How many lines of these entries hold the string "this"? Reply with the number alone.

● Given data
○ ○ ○ ○

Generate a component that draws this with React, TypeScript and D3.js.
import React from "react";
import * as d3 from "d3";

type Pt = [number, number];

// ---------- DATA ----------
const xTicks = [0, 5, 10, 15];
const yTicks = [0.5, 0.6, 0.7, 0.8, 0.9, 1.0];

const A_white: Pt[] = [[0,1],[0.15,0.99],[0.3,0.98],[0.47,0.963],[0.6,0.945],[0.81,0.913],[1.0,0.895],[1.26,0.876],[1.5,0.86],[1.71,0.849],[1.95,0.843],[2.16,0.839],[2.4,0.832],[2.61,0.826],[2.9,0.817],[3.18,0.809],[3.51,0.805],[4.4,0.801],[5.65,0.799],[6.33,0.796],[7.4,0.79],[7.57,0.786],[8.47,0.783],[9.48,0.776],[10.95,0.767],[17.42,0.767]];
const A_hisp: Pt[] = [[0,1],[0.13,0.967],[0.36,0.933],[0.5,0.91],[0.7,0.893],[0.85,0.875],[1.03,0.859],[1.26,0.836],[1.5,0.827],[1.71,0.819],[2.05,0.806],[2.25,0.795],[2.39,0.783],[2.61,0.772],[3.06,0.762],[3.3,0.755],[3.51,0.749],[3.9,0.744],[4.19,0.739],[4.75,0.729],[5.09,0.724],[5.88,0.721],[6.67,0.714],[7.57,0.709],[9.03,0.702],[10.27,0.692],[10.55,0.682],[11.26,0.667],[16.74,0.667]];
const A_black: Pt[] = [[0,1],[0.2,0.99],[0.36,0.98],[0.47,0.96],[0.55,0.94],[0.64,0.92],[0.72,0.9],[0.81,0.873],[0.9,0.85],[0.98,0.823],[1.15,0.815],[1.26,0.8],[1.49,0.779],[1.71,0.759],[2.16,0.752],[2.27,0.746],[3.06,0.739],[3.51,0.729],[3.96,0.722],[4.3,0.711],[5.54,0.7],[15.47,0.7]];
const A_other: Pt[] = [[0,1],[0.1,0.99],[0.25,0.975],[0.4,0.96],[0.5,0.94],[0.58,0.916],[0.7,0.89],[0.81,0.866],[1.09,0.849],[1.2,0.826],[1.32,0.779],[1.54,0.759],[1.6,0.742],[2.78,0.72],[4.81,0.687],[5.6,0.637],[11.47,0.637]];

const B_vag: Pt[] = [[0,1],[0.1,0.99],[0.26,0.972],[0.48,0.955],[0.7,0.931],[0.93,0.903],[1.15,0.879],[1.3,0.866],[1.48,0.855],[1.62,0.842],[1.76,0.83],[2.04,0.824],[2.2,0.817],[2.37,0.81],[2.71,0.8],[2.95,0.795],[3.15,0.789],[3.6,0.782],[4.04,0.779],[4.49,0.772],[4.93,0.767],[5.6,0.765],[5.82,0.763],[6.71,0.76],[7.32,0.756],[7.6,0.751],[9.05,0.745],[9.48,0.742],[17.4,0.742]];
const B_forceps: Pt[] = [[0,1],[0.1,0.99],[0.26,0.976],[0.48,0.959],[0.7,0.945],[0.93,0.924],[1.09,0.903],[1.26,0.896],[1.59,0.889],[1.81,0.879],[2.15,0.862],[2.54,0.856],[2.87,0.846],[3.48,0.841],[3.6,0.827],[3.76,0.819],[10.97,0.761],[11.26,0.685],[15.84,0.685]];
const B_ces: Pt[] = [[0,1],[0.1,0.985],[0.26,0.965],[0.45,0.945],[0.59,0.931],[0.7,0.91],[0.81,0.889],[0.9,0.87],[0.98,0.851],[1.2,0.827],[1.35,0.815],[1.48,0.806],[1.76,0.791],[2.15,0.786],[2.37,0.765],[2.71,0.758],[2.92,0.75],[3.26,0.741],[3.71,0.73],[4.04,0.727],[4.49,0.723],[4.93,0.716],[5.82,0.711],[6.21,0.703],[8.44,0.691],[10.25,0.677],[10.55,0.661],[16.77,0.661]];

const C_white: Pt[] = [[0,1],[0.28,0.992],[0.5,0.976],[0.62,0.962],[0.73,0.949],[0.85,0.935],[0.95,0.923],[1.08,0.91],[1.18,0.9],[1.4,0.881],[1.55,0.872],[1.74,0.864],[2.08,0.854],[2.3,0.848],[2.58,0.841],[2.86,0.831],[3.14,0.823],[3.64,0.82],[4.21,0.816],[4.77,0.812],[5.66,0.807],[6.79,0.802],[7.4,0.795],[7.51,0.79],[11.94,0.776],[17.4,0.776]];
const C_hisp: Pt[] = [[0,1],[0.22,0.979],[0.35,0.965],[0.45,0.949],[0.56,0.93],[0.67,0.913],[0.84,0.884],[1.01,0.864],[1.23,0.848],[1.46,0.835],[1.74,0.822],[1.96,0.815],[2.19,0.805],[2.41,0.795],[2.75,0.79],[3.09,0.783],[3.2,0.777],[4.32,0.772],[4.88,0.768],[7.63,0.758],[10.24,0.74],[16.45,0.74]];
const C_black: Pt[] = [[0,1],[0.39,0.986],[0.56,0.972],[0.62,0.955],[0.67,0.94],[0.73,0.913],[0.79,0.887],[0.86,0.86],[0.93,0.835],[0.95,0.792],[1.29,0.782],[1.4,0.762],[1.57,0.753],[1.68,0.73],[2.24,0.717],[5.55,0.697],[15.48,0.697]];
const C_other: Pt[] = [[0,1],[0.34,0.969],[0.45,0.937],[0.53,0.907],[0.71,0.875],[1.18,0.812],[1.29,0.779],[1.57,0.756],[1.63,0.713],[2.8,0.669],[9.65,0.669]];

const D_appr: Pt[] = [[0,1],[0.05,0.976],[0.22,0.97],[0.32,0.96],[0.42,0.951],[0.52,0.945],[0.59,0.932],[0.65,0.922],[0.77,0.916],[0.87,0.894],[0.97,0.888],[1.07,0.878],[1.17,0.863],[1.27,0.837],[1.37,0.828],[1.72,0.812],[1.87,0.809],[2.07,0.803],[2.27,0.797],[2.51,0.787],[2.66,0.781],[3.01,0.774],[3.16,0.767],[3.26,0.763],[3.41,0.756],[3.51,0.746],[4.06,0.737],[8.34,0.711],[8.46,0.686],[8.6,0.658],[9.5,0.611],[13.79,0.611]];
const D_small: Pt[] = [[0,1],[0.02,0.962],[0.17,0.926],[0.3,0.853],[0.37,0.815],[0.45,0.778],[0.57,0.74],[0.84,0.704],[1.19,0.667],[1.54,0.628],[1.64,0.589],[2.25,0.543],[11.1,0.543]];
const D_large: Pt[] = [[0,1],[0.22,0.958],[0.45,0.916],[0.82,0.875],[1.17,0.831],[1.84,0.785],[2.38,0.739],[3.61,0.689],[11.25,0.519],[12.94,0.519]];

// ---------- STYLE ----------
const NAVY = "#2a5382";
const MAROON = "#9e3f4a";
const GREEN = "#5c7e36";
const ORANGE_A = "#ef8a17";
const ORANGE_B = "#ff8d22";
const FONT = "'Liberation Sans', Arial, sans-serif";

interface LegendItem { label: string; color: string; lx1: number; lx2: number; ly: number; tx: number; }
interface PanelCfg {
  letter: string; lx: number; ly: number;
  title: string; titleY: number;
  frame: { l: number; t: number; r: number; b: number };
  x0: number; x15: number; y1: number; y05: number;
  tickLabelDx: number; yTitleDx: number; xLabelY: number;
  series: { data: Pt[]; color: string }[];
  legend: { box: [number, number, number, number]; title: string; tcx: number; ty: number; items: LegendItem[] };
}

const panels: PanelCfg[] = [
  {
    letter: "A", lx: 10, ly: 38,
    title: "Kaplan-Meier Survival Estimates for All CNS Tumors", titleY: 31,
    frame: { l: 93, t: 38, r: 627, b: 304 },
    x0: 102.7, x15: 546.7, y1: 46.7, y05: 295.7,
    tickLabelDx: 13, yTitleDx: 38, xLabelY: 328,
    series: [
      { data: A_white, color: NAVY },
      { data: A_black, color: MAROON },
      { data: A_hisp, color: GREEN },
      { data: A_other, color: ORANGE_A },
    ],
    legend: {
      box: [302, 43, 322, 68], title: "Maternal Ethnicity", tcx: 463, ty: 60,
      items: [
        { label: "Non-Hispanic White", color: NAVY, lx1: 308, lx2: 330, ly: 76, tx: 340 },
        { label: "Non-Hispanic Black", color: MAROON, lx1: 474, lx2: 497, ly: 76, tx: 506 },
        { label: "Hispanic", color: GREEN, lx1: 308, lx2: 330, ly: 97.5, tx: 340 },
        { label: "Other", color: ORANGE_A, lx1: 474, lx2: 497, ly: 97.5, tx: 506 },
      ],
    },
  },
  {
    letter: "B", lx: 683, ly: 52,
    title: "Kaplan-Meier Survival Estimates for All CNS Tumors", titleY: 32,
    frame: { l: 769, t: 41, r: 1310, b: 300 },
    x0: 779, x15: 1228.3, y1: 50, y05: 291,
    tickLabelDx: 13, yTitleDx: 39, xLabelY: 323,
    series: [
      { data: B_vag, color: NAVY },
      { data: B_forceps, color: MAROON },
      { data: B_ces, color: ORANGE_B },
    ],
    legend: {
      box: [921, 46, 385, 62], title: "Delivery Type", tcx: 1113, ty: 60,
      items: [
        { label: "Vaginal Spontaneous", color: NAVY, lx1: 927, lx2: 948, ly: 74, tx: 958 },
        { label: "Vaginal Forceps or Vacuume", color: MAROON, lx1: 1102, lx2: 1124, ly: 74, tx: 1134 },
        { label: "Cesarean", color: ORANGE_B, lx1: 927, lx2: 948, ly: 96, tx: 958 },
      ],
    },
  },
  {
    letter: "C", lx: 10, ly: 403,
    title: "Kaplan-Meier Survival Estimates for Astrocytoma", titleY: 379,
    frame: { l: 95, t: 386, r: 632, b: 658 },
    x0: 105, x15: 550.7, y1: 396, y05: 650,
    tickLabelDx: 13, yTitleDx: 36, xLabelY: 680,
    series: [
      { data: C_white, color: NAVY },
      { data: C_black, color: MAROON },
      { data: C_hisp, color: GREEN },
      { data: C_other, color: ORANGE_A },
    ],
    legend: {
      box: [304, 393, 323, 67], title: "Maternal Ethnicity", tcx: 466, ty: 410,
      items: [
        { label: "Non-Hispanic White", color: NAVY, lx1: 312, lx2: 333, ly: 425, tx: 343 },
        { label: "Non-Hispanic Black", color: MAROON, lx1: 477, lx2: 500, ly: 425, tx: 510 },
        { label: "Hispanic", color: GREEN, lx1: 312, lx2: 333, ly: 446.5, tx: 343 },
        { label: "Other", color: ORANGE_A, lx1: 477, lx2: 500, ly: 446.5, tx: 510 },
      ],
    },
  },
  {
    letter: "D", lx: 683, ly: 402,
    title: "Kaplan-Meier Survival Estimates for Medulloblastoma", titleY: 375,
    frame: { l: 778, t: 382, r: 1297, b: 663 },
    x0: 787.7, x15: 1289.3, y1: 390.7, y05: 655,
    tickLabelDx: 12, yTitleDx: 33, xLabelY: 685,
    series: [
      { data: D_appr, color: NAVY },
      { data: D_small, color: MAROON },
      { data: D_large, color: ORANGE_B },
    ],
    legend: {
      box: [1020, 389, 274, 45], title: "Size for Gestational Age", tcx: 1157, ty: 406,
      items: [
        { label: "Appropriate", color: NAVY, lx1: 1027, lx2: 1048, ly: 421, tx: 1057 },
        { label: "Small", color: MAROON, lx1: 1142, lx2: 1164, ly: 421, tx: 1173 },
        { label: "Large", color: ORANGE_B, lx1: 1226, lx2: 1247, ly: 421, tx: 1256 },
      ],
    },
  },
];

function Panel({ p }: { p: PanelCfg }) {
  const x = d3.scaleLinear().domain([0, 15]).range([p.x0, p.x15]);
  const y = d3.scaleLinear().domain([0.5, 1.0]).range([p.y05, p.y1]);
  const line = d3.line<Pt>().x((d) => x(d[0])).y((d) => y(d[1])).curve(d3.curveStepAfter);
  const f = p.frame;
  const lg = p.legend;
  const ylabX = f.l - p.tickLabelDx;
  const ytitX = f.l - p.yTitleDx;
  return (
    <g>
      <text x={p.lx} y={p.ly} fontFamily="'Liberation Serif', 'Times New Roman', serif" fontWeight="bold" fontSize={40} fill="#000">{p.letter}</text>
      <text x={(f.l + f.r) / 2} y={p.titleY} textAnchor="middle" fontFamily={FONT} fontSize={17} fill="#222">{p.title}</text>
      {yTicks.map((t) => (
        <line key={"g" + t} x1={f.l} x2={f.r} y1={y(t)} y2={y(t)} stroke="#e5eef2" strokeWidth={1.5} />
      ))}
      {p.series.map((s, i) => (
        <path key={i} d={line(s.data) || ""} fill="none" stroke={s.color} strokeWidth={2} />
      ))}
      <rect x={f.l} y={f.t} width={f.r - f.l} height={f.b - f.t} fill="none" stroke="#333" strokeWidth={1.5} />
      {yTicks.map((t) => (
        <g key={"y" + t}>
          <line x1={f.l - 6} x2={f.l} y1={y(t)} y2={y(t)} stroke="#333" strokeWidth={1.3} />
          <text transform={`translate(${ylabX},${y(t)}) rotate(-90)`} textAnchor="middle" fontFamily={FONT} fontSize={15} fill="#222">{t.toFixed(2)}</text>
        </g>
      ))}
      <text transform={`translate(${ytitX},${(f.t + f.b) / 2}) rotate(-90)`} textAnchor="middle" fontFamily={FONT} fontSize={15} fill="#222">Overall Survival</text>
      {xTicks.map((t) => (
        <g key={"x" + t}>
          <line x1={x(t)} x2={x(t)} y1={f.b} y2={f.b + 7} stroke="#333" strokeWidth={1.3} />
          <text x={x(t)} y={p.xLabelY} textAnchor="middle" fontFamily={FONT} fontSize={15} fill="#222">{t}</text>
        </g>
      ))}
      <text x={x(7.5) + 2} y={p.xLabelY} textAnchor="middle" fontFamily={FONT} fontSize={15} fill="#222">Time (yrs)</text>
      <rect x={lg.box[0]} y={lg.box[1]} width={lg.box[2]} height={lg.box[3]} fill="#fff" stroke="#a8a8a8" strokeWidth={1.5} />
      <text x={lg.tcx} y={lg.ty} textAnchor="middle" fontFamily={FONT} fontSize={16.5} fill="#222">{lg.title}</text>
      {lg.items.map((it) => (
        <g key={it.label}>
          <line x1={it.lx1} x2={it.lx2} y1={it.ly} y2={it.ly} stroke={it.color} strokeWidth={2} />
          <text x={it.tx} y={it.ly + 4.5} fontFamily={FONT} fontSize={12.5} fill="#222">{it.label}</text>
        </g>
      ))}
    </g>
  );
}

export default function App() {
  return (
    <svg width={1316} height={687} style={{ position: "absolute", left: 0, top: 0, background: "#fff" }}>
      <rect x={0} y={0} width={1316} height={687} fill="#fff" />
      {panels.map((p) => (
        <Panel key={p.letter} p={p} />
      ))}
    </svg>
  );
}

○ ○ ○ ○

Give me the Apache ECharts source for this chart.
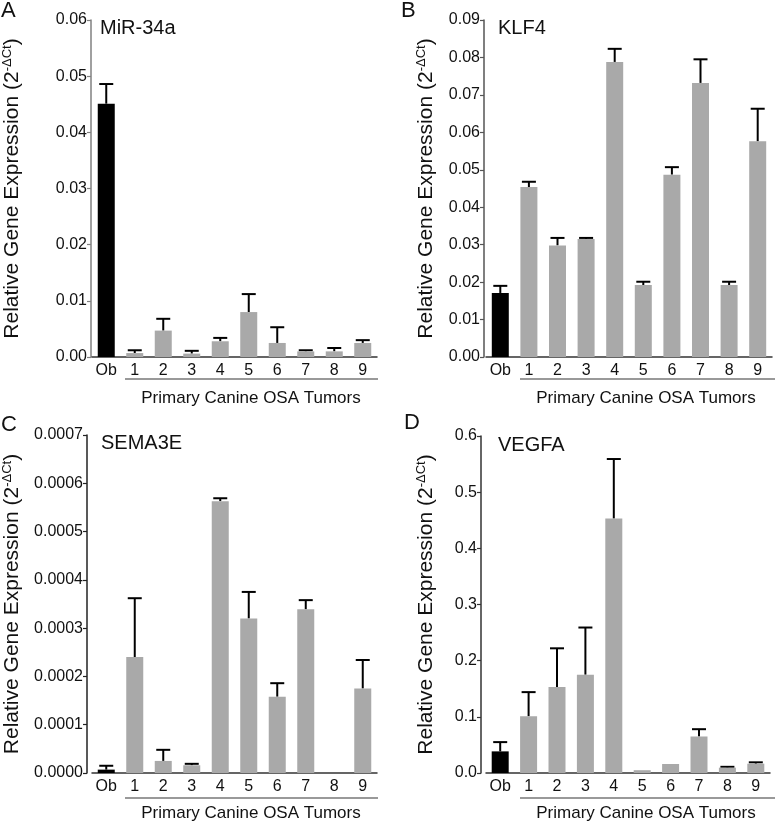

○ ○ ○ ○

● Complete answer
2